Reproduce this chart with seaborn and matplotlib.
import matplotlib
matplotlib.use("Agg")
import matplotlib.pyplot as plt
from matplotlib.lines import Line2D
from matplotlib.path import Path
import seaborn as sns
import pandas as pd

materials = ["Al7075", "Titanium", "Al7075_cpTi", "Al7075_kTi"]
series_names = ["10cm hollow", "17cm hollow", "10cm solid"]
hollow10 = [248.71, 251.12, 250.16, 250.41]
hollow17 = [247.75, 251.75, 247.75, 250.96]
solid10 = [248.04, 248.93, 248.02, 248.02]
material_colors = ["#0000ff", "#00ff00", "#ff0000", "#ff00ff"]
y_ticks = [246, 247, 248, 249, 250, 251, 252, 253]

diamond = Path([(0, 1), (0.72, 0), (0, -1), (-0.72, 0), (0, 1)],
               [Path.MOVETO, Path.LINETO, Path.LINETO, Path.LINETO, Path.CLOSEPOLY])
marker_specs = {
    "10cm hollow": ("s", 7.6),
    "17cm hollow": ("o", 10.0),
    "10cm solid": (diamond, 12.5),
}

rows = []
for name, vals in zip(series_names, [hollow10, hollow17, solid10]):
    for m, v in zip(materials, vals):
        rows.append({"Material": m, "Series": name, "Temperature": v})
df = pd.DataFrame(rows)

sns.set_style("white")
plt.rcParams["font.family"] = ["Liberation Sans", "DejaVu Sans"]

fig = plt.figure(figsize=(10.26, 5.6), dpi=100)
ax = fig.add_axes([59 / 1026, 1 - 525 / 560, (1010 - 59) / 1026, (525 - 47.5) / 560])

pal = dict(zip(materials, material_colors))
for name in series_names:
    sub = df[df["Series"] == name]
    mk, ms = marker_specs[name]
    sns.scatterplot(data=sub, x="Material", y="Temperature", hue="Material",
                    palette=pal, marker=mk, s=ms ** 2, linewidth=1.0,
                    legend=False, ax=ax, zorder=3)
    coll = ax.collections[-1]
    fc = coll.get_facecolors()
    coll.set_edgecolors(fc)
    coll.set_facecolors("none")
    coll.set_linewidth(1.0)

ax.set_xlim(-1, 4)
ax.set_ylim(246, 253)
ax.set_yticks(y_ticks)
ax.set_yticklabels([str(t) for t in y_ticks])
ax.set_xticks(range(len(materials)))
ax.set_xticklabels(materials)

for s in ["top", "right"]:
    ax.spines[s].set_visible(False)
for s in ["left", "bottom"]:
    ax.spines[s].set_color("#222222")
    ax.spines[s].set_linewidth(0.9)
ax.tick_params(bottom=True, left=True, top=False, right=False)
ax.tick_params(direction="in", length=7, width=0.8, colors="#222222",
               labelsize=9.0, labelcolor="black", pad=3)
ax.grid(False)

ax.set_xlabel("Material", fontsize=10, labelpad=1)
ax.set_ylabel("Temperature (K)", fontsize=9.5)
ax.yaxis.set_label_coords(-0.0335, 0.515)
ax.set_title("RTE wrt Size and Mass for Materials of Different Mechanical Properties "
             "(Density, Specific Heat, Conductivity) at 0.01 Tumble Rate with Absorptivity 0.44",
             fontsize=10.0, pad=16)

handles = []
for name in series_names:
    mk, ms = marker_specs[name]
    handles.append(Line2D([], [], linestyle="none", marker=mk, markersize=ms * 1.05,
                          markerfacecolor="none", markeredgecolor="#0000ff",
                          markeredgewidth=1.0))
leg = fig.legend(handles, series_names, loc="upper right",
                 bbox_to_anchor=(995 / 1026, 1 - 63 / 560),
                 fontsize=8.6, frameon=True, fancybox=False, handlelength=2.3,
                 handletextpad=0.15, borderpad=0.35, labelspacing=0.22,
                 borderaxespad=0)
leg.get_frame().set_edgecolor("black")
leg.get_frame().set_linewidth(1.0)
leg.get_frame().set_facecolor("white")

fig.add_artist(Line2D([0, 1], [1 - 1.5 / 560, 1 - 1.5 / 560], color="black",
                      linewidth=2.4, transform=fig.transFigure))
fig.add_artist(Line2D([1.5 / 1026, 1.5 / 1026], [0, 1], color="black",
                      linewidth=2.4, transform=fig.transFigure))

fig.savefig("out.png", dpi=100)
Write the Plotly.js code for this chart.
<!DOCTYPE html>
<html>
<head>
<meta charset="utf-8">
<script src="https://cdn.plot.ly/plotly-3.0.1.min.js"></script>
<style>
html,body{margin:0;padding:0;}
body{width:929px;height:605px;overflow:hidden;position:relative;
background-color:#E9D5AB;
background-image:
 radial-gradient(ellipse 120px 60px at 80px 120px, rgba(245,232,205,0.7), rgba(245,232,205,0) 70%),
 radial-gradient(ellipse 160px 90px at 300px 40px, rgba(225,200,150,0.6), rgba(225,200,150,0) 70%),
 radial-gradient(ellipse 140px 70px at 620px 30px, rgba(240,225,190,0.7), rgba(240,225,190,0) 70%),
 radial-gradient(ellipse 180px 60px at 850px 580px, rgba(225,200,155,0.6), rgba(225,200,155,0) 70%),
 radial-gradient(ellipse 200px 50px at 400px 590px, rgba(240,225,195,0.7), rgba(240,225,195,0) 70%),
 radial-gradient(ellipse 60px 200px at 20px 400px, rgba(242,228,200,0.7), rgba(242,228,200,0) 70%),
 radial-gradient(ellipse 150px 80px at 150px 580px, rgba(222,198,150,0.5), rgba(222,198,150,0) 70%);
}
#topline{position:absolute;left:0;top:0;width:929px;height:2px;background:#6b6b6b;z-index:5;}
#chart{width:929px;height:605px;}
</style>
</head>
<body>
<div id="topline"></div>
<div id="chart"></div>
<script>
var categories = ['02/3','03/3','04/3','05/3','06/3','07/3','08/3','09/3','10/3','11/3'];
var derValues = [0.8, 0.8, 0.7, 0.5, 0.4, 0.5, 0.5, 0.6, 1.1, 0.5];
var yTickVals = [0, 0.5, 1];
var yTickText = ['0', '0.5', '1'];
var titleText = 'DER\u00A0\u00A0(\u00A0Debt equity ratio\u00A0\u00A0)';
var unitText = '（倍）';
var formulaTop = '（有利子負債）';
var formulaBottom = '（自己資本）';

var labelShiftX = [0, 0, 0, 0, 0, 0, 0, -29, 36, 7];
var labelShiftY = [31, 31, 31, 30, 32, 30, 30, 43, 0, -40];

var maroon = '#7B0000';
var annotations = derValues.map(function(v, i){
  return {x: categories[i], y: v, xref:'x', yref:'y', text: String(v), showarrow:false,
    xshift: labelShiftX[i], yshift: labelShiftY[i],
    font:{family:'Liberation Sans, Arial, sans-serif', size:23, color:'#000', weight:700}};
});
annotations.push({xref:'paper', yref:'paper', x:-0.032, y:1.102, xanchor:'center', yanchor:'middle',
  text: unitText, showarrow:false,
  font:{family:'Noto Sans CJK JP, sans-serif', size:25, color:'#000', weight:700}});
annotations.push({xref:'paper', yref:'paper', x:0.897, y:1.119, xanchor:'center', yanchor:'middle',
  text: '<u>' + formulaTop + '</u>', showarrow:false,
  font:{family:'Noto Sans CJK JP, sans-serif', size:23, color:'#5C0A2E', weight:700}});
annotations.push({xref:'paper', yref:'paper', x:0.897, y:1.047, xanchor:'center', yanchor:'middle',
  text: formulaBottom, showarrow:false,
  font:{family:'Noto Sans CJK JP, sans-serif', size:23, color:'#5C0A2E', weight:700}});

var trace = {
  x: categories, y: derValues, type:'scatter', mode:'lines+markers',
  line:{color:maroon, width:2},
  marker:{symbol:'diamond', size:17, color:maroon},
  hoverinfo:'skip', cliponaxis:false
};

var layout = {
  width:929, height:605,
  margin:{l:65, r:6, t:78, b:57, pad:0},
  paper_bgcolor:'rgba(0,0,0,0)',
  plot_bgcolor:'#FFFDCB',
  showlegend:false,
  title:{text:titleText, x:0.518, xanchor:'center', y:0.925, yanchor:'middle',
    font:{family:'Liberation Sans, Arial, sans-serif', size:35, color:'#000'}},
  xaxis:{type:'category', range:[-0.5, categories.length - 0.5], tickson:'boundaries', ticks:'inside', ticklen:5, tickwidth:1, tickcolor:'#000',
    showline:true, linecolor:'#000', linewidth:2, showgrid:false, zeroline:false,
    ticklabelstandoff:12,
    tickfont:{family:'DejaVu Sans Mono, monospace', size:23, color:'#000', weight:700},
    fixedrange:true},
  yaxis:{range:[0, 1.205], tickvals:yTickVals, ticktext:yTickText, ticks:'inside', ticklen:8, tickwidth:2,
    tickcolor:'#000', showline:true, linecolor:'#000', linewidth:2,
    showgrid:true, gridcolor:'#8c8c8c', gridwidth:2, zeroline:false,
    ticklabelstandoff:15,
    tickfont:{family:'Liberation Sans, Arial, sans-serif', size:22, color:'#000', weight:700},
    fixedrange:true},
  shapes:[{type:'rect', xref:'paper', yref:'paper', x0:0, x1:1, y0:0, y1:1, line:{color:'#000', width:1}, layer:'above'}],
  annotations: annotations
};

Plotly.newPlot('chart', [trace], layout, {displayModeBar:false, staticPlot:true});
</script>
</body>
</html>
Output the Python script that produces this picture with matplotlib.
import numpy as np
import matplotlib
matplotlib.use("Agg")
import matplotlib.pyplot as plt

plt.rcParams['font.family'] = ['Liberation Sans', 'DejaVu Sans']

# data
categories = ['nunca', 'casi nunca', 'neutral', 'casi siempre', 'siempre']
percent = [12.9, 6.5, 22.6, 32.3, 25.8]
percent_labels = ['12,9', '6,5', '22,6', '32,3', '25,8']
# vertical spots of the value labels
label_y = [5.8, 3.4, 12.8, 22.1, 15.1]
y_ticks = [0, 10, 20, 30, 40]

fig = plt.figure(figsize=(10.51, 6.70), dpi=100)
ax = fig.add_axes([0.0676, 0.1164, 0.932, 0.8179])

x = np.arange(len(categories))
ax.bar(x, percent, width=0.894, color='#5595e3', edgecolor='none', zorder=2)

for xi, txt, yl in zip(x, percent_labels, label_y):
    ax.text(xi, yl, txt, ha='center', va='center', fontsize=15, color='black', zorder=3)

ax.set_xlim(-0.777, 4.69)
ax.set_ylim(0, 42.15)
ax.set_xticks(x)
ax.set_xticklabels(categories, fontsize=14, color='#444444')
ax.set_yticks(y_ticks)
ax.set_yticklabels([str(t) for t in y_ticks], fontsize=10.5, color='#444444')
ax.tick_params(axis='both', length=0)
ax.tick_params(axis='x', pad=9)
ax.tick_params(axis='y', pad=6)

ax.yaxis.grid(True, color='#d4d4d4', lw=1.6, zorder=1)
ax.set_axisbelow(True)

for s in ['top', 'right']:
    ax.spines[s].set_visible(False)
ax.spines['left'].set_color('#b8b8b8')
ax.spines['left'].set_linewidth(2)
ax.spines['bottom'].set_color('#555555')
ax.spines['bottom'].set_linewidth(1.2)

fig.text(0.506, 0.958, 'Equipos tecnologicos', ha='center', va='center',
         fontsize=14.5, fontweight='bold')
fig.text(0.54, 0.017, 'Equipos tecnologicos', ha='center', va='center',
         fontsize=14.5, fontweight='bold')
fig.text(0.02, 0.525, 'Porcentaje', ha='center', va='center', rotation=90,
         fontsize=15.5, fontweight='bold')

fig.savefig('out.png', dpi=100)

————————

» **Work to be completed**
Print, please, the lines above from the very first through the one that holds "import pandas as pd", both included, word for word and with nothing else.

» **Exercise answer**
Reproduce this chart with seaborn and matplotlib.
import matplotlib
matplotlib.use("Agg")
import matplotlib.pyplot as plt
from matplotlib.lines import Line2D
from matplotlib.path import Path
import seaborn as sns
import pandas as pd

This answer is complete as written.